--- START EXERCISE INPUT ---

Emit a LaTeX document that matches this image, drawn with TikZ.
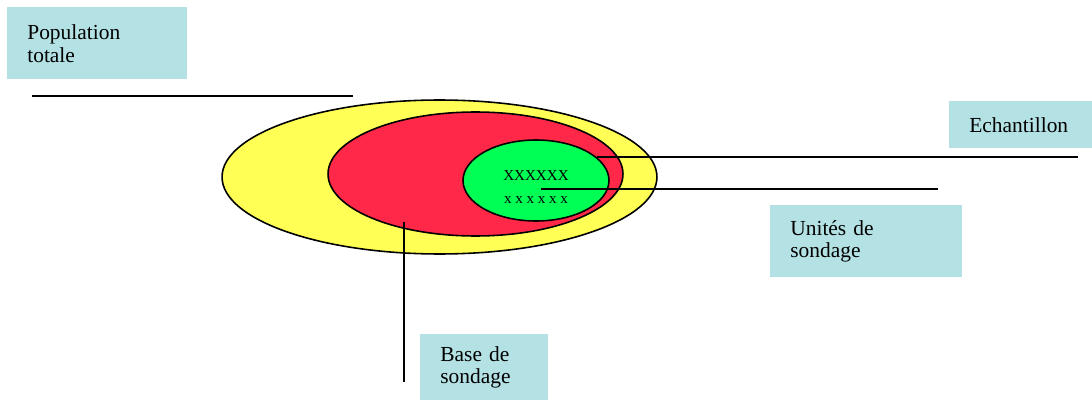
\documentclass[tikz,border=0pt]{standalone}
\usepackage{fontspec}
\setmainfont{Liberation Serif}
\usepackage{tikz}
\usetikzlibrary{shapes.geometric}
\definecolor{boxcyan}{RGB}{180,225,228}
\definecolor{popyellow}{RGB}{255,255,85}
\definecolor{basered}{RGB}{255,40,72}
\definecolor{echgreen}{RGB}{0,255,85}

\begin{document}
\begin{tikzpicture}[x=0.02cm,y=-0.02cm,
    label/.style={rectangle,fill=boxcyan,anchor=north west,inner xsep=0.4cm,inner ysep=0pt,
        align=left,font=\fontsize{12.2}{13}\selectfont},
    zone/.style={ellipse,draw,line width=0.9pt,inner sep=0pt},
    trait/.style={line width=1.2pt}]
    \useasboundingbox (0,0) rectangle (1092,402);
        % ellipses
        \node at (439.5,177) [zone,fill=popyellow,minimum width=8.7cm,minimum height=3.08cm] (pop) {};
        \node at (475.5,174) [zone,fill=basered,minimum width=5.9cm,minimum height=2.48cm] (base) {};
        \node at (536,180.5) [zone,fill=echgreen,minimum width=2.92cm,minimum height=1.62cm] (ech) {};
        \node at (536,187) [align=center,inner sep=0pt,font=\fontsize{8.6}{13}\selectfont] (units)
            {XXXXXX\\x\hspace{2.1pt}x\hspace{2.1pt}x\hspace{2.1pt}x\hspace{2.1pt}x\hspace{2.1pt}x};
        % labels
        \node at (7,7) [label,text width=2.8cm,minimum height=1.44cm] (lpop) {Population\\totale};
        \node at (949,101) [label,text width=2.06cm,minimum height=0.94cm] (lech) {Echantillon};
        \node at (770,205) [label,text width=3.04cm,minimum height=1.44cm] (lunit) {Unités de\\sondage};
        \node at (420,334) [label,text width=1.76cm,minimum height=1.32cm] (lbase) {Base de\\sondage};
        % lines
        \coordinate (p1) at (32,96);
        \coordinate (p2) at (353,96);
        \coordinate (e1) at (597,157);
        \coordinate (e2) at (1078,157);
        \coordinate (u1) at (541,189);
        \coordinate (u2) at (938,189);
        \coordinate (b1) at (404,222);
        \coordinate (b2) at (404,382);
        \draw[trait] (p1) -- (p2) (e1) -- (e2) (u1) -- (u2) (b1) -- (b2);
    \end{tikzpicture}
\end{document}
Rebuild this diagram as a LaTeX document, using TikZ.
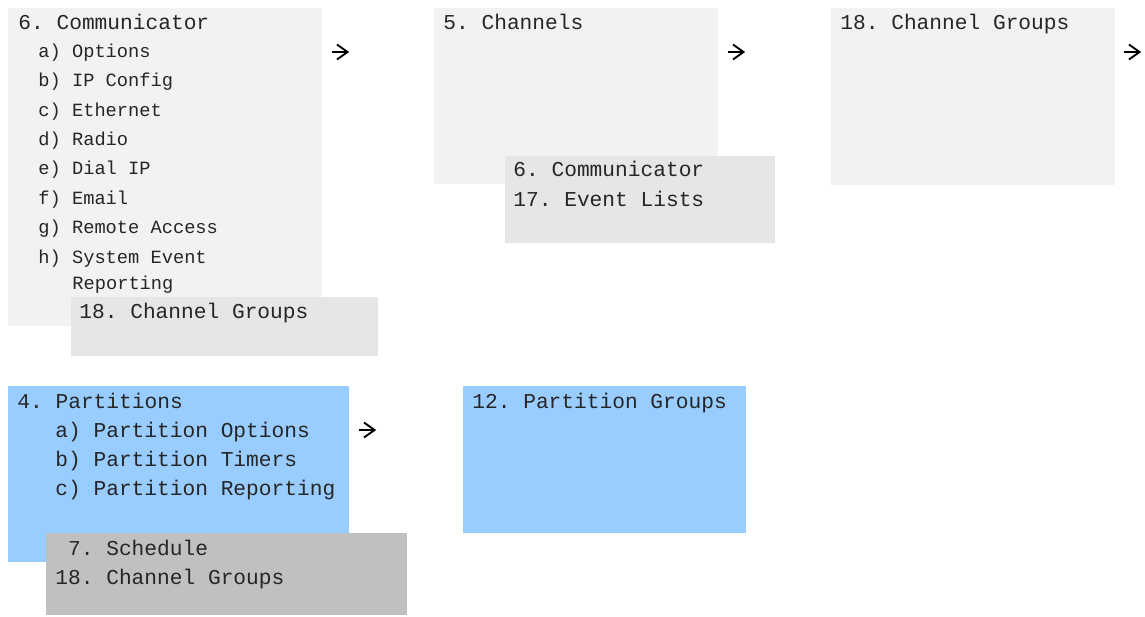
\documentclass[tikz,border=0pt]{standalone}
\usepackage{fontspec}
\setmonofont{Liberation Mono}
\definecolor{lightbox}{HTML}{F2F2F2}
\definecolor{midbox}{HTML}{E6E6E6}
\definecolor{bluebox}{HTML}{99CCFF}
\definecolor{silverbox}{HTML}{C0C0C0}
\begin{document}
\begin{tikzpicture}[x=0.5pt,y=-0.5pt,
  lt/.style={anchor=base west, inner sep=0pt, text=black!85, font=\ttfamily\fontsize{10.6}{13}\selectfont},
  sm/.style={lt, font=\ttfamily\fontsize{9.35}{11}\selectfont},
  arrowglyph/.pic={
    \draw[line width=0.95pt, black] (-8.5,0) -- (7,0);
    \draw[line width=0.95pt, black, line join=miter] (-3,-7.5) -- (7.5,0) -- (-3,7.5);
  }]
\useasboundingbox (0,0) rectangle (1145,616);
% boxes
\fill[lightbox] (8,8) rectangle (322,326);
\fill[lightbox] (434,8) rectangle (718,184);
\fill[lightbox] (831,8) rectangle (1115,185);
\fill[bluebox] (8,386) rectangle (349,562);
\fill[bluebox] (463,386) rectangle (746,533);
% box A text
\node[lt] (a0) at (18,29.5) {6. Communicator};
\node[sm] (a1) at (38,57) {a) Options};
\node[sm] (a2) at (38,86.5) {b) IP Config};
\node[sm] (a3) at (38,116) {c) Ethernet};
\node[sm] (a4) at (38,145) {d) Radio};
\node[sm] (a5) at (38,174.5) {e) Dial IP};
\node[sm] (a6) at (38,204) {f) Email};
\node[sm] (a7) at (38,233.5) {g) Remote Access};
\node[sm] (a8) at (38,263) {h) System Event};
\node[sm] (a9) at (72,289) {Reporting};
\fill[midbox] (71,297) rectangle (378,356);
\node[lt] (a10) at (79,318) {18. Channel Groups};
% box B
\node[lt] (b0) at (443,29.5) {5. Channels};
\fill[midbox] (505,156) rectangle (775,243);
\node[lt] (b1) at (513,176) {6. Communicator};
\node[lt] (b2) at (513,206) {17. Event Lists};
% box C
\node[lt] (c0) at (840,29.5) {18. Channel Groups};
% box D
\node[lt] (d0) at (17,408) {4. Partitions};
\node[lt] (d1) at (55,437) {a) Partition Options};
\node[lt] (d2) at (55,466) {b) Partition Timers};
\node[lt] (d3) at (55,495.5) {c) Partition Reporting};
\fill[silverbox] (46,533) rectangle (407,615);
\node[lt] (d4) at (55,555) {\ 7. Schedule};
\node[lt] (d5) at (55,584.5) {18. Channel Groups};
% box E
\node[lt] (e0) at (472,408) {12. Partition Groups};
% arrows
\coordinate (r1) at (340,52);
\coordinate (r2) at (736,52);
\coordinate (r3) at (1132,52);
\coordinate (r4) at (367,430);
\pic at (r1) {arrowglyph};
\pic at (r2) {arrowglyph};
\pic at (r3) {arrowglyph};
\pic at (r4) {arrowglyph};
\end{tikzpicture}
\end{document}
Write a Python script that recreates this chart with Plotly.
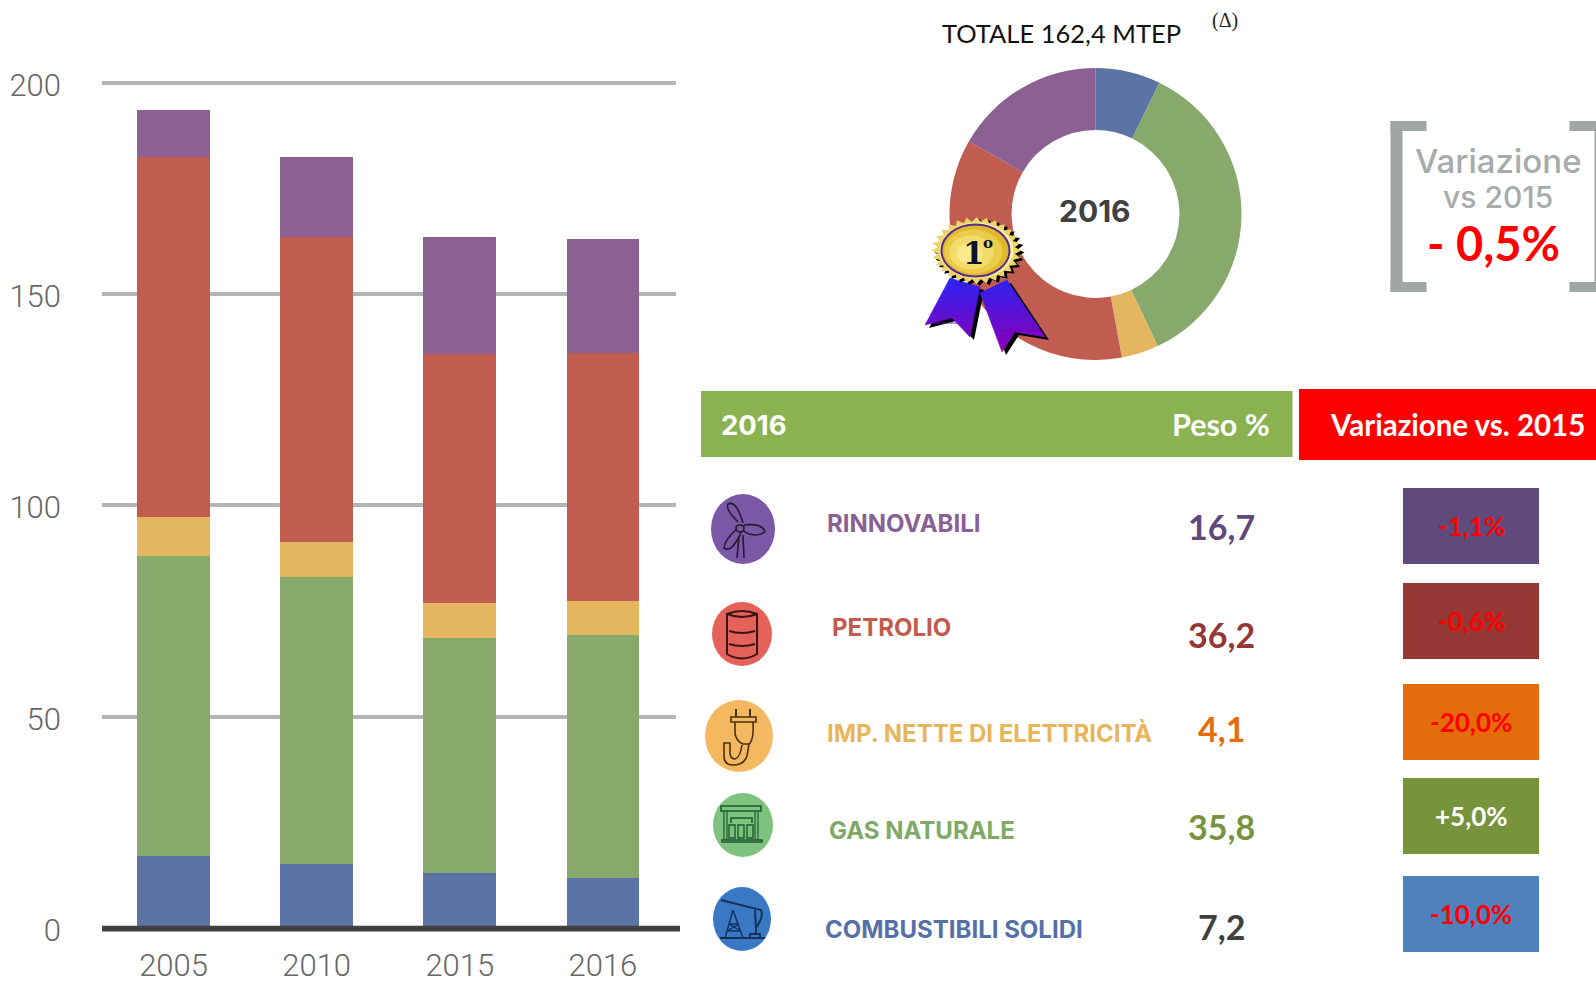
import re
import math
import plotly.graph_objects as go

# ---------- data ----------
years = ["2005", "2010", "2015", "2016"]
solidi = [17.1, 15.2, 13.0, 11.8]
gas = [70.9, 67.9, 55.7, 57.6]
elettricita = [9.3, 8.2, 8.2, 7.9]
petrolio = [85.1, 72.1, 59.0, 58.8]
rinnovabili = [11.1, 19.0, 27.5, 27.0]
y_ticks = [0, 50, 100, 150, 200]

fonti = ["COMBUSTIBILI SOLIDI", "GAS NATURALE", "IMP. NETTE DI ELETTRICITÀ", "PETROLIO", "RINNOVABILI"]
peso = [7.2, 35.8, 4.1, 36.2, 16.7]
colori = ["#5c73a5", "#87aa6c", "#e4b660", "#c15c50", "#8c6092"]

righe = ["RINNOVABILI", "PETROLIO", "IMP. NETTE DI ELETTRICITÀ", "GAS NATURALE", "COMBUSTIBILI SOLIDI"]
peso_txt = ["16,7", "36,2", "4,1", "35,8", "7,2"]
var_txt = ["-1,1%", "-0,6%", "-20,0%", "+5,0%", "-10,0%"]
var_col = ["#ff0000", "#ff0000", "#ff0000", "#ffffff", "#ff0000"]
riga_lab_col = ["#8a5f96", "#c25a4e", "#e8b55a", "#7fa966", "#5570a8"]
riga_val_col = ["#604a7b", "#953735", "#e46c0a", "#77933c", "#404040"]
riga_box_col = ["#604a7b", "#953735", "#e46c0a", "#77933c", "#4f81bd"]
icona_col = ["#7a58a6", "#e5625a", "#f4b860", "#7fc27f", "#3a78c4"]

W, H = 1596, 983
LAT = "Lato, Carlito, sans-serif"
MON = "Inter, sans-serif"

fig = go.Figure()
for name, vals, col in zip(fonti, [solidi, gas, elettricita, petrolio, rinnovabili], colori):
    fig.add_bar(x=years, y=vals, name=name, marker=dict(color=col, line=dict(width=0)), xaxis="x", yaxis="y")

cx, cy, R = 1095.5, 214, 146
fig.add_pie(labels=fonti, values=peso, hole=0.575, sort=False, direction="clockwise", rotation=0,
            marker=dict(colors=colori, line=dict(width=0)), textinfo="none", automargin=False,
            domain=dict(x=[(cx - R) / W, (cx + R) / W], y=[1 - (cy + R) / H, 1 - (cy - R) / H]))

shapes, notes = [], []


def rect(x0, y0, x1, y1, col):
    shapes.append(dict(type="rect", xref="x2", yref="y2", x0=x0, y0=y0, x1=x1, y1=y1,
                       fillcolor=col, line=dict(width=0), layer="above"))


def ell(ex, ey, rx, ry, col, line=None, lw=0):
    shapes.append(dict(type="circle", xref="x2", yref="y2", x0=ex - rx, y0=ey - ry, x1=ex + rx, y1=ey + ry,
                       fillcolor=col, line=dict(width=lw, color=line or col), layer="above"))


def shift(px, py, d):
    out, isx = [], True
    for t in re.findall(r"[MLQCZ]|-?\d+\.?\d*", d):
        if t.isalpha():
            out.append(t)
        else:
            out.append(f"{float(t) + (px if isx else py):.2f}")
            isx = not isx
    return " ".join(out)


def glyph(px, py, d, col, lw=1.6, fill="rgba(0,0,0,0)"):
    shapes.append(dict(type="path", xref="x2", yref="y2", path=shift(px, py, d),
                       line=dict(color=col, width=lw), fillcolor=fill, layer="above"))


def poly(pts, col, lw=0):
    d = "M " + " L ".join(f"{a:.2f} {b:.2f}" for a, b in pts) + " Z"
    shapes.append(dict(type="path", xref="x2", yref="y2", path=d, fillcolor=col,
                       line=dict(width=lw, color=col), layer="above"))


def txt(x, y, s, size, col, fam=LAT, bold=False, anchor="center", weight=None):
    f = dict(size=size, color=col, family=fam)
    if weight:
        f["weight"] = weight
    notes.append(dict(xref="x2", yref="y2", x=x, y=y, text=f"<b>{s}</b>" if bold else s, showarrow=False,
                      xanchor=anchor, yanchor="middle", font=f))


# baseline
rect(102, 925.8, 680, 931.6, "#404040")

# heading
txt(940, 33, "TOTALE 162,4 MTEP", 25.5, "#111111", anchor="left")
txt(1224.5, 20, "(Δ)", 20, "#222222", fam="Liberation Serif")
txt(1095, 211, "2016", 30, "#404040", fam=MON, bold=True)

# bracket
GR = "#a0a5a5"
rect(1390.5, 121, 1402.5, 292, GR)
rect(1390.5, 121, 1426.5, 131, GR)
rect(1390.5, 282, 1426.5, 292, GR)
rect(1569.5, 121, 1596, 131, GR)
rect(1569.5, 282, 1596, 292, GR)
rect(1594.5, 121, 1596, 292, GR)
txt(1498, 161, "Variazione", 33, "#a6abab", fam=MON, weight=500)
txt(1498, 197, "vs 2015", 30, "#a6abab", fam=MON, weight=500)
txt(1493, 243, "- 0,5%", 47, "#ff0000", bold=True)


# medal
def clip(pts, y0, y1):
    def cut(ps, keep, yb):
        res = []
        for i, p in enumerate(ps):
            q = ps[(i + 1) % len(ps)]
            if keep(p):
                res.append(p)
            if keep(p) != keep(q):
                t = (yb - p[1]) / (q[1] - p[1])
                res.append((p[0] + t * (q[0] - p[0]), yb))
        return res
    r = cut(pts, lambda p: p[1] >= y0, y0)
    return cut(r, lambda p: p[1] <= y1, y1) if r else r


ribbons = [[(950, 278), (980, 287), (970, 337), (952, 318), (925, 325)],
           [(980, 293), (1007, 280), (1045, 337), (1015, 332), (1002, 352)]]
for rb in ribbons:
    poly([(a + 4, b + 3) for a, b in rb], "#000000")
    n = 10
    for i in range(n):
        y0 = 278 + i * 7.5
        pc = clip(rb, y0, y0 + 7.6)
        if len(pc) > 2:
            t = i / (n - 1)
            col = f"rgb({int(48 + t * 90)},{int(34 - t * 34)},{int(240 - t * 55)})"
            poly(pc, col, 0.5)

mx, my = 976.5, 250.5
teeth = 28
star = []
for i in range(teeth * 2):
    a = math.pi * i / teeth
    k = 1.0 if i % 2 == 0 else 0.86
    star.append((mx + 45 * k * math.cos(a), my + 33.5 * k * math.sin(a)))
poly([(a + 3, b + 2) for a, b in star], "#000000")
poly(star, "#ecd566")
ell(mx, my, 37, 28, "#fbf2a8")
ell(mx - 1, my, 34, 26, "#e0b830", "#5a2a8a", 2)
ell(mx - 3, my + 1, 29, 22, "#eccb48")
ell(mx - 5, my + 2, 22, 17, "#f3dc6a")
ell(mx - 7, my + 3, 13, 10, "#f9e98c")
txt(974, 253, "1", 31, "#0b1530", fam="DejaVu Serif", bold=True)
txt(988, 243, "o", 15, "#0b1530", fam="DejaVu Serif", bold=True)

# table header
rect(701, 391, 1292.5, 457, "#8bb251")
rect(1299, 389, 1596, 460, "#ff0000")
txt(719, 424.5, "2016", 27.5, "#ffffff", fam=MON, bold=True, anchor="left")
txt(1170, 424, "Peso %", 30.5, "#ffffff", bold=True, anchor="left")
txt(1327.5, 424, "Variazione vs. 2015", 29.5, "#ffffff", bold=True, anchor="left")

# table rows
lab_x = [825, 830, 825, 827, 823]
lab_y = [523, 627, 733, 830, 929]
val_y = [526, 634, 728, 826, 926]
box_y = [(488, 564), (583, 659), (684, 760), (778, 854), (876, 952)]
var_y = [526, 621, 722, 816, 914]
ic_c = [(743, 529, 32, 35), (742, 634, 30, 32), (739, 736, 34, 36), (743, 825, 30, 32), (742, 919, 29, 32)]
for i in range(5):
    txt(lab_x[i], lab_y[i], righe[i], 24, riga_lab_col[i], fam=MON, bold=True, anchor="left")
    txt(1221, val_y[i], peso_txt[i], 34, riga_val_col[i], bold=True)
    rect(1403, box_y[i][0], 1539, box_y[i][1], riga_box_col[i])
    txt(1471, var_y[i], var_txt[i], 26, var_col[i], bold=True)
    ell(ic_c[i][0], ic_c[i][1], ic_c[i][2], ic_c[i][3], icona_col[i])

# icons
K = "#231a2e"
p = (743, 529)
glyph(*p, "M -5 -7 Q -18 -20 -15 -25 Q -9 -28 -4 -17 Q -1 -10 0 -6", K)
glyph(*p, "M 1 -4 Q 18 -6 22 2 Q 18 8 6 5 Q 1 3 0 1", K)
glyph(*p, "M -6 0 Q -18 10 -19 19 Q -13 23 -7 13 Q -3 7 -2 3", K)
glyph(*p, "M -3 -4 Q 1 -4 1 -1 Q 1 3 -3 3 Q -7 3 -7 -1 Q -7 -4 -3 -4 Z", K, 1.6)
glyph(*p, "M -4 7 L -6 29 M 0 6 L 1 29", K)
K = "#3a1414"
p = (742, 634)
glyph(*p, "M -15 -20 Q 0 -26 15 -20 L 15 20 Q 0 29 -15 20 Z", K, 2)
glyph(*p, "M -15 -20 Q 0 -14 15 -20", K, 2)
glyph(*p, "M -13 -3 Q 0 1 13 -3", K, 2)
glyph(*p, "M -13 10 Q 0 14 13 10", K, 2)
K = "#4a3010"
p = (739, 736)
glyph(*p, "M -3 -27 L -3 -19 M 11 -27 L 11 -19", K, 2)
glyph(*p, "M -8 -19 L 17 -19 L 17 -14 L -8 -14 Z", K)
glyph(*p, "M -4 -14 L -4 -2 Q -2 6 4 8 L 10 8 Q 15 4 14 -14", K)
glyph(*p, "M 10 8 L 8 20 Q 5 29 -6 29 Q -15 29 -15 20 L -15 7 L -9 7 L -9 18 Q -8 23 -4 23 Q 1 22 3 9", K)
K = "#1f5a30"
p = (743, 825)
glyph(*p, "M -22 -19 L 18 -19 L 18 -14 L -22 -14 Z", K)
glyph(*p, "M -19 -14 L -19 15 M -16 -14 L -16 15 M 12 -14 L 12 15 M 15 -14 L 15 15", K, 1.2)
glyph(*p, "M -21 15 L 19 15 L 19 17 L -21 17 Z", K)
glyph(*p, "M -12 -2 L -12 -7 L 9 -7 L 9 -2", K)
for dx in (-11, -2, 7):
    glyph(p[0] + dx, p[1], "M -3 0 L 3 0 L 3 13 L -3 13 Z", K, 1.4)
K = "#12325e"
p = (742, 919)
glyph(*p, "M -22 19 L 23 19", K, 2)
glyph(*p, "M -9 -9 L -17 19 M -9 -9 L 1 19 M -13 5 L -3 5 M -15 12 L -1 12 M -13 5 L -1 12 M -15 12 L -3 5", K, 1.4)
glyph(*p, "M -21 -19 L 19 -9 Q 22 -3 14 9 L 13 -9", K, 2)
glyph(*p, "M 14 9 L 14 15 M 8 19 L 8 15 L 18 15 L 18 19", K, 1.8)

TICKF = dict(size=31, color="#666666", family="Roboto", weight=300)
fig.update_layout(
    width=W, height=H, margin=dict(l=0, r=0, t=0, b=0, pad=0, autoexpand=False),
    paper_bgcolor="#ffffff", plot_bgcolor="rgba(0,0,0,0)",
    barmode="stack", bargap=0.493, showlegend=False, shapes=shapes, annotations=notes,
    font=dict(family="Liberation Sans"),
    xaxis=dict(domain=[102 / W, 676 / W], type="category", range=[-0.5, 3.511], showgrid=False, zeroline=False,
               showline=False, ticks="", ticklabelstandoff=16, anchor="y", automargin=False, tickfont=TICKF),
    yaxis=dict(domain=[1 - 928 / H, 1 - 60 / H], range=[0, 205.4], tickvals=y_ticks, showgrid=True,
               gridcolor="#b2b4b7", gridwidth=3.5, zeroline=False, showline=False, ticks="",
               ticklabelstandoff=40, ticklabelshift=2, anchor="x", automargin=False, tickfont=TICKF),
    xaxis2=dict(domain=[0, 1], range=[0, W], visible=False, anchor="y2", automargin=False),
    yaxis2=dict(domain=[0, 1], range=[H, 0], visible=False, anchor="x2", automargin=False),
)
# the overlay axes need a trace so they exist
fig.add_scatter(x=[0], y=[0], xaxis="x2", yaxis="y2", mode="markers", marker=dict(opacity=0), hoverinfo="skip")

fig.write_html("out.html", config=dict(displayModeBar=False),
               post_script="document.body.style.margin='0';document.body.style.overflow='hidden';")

--- END EXERCISE INPUT ---

EXERCISE INSTRUCTIONS: Return all lines containing the word "this".

FINAL RESULT:
Emit a LaTeX document that matches this image, drawn with TikZ.
Rebuild this diagram as a LaTeX document, using TikZ.
Write a Python script that recreates this chart with Plotly.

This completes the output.